● **DATA FOR THIS TASK**:
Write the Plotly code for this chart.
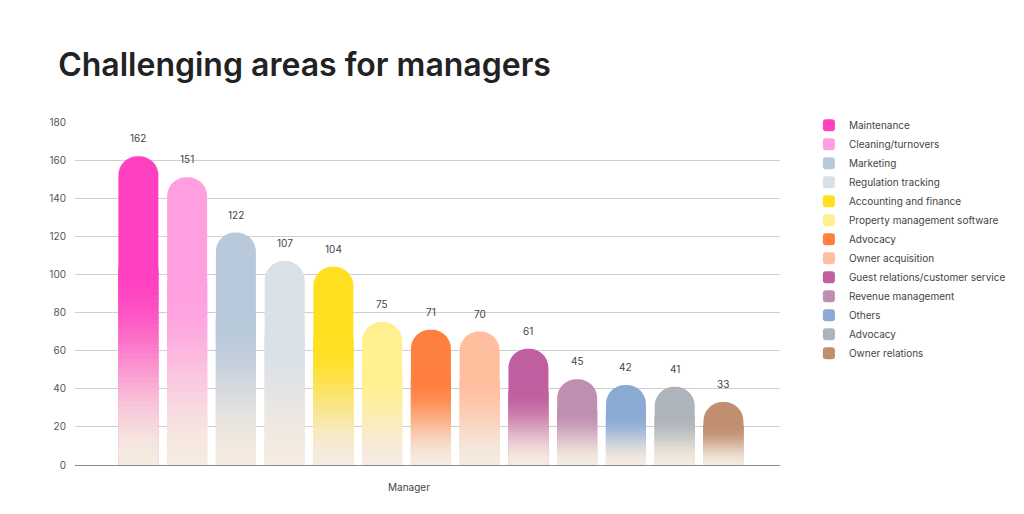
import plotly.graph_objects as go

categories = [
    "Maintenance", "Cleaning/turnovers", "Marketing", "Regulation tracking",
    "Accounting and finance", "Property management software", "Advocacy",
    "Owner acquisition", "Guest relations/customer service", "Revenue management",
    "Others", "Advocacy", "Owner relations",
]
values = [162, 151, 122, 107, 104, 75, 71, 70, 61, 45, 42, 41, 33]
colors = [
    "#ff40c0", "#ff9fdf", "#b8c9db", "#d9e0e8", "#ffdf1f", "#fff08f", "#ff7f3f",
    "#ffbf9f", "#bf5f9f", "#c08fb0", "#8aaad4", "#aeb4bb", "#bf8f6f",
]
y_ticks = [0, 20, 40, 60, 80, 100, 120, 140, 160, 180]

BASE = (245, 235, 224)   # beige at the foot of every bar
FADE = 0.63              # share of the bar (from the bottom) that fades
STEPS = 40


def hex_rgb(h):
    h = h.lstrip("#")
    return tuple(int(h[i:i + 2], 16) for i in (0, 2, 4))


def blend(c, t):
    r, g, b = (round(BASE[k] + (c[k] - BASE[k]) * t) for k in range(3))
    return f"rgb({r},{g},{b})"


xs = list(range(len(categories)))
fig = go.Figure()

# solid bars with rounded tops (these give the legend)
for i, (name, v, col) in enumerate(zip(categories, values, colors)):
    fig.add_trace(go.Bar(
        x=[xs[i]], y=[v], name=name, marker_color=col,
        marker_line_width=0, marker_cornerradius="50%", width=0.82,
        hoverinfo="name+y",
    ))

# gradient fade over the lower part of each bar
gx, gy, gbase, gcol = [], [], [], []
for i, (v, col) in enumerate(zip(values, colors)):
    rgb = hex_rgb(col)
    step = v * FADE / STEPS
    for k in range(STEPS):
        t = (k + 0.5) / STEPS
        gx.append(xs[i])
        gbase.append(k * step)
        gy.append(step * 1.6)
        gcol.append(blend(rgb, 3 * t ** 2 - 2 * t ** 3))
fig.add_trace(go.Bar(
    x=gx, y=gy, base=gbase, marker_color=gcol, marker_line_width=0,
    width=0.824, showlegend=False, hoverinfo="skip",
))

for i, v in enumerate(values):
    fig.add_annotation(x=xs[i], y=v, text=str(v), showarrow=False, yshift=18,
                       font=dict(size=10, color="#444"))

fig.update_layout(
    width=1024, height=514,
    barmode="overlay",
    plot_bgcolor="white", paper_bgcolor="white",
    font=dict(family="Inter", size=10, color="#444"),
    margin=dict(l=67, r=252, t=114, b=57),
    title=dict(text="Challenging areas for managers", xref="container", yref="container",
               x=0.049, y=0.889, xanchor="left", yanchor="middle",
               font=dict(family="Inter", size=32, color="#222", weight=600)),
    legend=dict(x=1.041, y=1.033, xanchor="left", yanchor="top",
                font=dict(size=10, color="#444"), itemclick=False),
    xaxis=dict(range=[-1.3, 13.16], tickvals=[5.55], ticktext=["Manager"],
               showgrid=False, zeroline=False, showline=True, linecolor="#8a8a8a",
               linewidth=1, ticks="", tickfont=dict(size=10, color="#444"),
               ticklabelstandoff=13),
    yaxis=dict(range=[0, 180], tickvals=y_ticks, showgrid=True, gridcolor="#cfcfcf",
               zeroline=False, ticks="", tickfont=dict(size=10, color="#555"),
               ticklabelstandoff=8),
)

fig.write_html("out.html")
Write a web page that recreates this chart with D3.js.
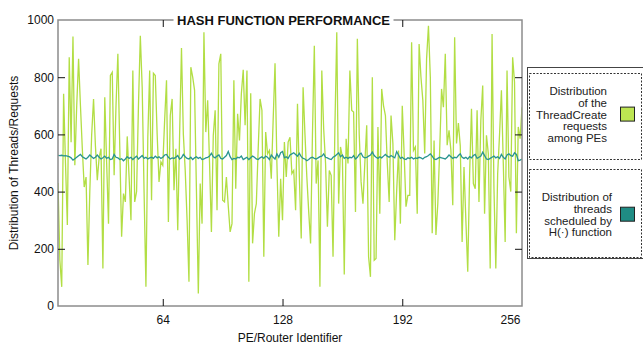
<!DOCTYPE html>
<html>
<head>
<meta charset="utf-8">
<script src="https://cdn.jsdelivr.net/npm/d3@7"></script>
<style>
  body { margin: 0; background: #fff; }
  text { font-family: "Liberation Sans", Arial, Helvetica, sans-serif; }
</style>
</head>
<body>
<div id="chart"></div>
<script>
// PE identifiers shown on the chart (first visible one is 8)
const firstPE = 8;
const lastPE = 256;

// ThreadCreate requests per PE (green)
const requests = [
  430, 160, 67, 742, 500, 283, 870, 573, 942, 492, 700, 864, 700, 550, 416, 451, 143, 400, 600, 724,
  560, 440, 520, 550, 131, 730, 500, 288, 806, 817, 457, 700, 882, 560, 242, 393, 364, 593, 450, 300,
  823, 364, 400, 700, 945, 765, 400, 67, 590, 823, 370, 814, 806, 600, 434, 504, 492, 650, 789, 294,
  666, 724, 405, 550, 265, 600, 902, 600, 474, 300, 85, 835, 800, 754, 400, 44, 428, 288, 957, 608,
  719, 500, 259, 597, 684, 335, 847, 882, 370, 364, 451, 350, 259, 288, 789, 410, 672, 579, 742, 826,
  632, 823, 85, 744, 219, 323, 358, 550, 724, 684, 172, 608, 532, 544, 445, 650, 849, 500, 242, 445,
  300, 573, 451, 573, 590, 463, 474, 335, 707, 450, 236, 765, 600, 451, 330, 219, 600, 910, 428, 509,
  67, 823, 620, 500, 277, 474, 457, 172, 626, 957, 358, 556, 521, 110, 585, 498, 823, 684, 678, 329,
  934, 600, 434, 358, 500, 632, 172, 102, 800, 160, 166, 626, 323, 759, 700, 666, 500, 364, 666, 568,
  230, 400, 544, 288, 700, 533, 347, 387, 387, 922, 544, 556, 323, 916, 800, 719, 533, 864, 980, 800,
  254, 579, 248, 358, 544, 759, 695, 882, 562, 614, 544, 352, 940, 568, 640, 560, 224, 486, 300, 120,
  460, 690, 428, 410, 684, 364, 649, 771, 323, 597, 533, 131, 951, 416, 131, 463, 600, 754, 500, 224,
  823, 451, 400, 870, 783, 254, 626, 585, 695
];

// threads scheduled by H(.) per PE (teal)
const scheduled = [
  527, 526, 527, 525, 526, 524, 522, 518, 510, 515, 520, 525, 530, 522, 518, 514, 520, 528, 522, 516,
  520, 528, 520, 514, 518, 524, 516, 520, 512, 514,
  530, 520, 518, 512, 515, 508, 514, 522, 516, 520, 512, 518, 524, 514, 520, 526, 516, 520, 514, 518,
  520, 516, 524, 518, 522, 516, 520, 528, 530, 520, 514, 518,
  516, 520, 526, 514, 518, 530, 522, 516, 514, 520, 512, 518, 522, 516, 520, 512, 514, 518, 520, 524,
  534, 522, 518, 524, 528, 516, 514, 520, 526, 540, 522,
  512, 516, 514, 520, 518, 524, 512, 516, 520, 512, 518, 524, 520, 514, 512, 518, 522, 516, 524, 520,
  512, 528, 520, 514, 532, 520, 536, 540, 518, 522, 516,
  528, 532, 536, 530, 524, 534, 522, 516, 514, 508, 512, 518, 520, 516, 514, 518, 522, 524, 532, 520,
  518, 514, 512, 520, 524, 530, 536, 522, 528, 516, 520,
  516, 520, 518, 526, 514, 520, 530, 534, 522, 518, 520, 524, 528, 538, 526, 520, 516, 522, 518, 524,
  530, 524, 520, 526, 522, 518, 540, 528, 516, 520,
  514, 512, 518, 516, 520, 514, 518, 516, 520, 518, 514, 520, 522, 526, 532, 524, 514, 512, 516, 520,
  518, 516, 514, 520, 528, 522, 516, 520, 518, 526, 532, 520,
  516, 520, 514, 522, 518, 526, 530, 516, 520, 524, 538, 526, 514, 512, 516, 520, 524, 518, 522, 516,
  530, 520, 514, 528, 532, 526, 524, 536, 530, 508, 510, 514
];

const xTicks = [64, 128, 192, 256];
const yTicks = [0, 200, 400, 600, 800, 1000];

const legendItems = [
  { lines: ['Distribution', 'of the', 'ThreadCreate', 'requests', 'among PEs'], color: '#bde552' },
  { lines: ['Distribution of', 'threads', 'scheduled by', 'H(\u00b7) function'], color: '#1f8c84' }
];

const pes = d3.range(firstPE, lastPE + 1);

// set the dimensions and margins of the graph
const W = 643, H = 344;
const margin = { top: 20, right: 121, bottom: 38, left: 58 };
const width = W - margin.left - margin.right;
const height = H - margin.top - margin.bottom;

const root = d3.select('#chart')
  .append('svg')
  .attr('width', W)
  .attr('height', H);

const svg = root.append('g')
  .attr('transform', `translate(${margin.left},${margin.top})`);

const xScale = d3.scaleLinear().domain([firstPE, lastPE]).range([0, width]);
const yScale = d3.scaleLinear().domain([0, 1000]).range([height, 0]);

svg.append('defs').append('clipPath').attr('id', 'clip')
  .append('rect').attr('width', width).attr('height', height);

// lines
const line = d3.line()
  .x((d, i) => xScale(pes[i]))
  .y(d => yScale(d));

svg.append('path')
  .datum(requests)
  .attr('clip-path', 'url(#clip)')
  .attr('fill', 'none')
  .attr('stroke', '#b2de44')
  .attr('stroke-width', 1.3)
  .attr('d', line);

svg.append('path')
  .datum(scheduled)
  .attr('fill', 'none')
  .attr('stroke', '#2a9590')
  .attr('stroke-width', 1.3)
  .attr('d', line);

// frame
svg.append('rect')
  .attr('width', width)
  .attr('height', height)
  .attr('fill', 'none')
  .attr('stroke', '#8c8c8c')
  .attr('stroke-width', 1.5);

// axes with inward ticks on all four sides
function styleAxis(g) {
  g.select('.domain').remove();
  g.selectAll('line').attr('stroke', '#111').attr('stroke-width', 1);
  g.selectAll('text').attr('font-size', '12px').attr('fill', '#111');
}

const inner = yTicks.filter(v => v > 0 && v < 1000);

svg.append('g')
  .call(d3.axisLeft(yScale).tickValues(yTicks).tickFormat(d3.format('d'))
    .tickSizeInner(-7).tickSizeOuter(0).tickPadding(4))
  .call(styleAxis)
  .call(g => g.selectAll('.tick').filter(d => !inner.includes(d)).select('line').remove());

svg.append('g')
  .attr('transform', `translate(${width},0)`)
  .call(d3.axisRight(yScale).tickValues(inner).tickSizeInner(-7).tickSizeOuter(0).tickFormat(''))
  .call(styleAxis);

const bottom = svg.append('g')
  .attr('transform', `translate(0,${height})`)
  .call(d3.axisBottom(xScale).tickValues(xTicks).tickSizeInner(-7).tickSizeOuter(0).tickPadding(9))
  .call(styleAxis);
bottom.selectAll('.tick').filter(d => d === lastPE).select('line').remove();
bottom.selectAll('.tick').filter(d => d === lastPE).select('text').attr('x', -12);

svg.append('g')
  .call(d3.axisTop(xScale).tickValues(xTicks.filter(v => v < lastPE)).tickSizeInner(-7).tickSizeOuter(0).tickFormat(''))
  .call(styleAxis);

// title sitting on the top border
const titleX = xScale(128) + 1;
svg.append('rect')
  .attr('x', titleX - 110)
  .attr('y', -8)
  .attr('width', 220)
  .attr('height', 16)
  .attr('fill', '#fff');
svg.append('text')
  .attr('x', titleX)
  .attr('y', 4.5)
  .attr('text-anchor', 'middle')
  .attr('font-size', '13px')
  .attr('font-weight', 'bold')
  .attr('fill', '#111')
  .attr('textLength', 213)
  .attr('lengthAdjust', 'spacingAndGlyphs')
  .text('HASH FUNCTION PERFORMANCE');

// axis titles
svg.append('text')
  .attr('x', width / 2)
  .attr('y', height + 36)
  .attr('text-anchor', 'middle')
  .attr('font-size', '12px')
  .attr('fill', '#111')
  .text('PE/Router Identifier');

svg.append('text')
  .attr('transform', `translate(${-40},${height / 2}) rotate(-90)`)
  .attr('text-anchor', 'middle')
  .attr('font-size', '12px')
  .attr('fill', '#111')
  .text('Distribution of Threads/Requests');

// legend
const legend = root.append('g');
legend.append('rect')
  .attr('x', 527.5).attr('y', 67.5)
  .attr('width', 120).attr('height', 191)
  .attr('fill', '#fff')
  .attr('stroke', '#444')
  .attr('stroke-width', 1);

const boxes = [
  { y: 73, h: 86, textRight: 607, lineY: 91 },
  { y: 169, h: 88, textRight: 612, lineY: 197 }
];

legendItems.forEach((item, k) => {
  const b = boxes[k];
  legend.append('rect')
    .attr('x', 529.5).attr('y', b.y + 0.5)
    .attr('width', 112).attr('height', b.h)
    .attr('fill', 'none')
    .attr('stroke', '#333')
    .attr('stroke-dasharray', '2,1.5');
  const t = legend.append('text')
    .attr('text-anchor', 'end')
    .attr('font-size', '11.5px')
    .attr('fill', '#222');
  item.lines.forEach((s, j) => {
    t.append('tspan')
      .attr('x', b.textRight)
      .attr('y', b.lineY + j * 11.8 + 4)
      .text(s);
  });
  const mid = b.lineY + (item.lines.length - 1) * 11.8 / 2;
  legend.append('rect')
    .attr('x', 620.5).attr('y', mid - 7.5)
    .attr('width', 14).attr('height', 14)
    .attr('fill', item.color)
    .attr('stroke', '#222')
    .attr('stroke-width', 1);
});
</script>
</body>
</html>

● **WRITTEN EXERCISE**:
Beginning with the first line of the records above, extract each line exactly through the line that holds "fig = go.Figure()", both ends included. Omit pictures.

● **THE REPLY**:
Write the Plotly code for this chart.
import plotly.graph_objects as go

categories = [
    "Maintenance", "Cleaning/turnovers", "Marketing", "Regulation tracking",
    "Accounting and finance", "Property management software", "Advocacy",
    "Owner acquisition", "Guest relations/customer service", "Revenue management",
    "Others", "Advocacy", "Owner relations",
]
values = [162, 151, 122, 107, 104, 75, 71, 70, 61, 45, 42, 41, 33]
colors = [
    "#ff40c0", "#ff9fdf", "#b8c9db", "#d9e0e8", "#ffdf1f", "#fff08f", "#ff7f3f",
    "#ffbf9f", "#bf5f9f", "#c08fb0", "#8aaad4", "#aeb4bb", "#bf8f6f",
]
y_ticks = [0, 20, 40, 60, 80, 100, 120, 140, 160, 180]

BASE = (245, 235, 224)   # beige at the foot of every bar
FADE = 0.63              # share of the bar (from the bottom) that fades
STEPS = 40


def hex_rgb(h):
    h = h.lstrip("#")
    return tuple(int(h[i:i + 2], 16) for i in (0, 2, 4))


def blend(c, t):
    r, g, b = (round(BASE[k] + (c[k] - BASE[k]) * t) for k in range(3))
    return f"rgb({r},{g},{b})"


xs = list(range(len(categories)))
fig = go.Figure()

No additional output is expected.